Kemudian Apa dasar saya mengatakan pemerintah WAJIB berkonsultasi dengan DPR mengenai APBN? Dalam UUD 1945, pasal 23 ayat 1, dinyatakan bahwa: "Anggaran pendapatan dan belanja ditetapkan tiap-tiap tahun dengan undang-undang. Apabila Dewan Perwakilan Rakyat tidak menyetujui anggaran yang diusulkan pemerintah, maka pemerintah menjalankan anggaran tahun yang lalu." Dan sesungguhnya APBN itu menyangkut anggaran keuangan negara selama setahun.

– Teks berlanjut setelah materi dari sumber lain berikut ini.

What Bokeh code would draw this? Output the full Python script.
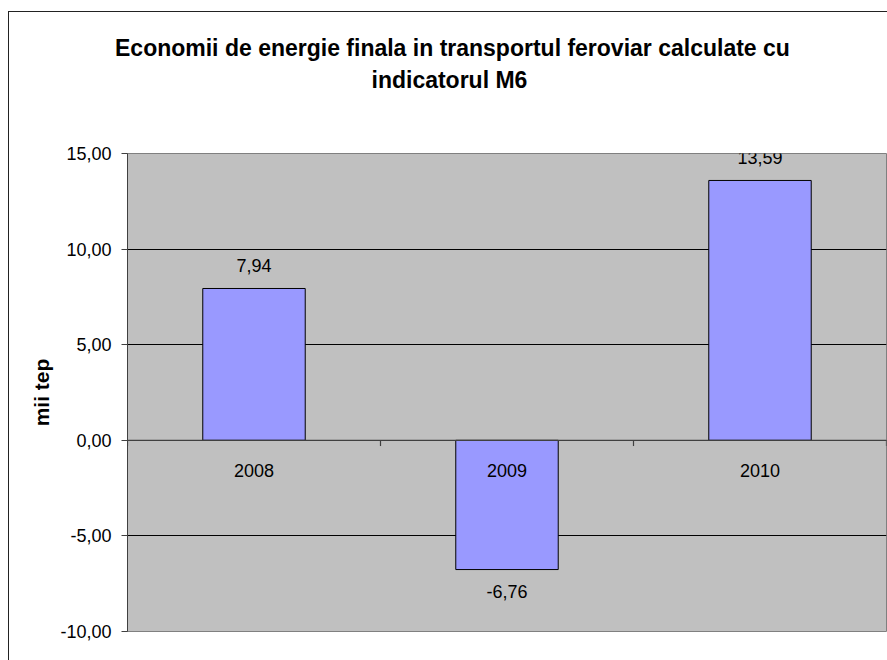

Mari kita perhatikan. Pada saat Rezim Jokowi memutuskan kenaikan harga BBM bersubsidi, harga minyak dunia adalah US$97.02 per barel atau US$100.94 per barel (Tergantung asumsi kita dihitung dari Mei-Oktober atau Juni-November). Dan kedua level harga tersebut masih berada dalam range yang MEWAJIBKAN pemerintah untuk berkonsultasi dengan DPR.
ANOMALI NAIK ATAU TURUN
Saya kutipkan sekali lagi, bahwa pasal 7 ayat 6a UU APBNP menyatakan: “Dalam hal harga rata-rata ICP dalam kurun waktu kurang dari 6 bulan berjalan mengalami KENAIKAN atau PENURUNAN lebih dari 15 persen, pemerintah diberi kewenangan menyesuaikan harga BBM bersubsidi dengan kebijakan pendukungnya.”
Pertanyaan besarnya sekarang, di saat harga minyak dunia belum melebihi batas 15% ke atas atau ke bawah. Saya sama sekali tidak melihat alasan kenapa rezim ini tidak berkonsultasi dengan DPR dalam memutuskan kebijakan yang menyangkut hajat hidup orang banyak. Mereka malah mengatakan bahwa tidak ada satu pasalpun dalam UU yang dilanggar terkait kebijakan itu.
Pertanyaannya kemudian, kenapa diputuskan kenaikan harga BBM bersubsidi disaat oleh UU diamanatkan bisa Menaikkan atau Menurunkan harga BBM tersebut. Ternyata ada loh opsi buat pemerintah selain menaikkan, yaitu menurunkan harga BBM bersubsidi. Pemerintah perlu menjelaskan kepada publik secara formal lewat perwakilannya di DPR berdasarkan perhitungan yang masuk akal bahwa kenaikan itu tentu saja harus dilakukan. Dan rezim ini juga harus menjelaskan kepada publik kenapa mereka tidak berkonsultasi dengan DPR sebelum memutuskan kenaikan harga BBM bersubsidi, tentu saja mereka harus menggunakan dalil-dalil hukum.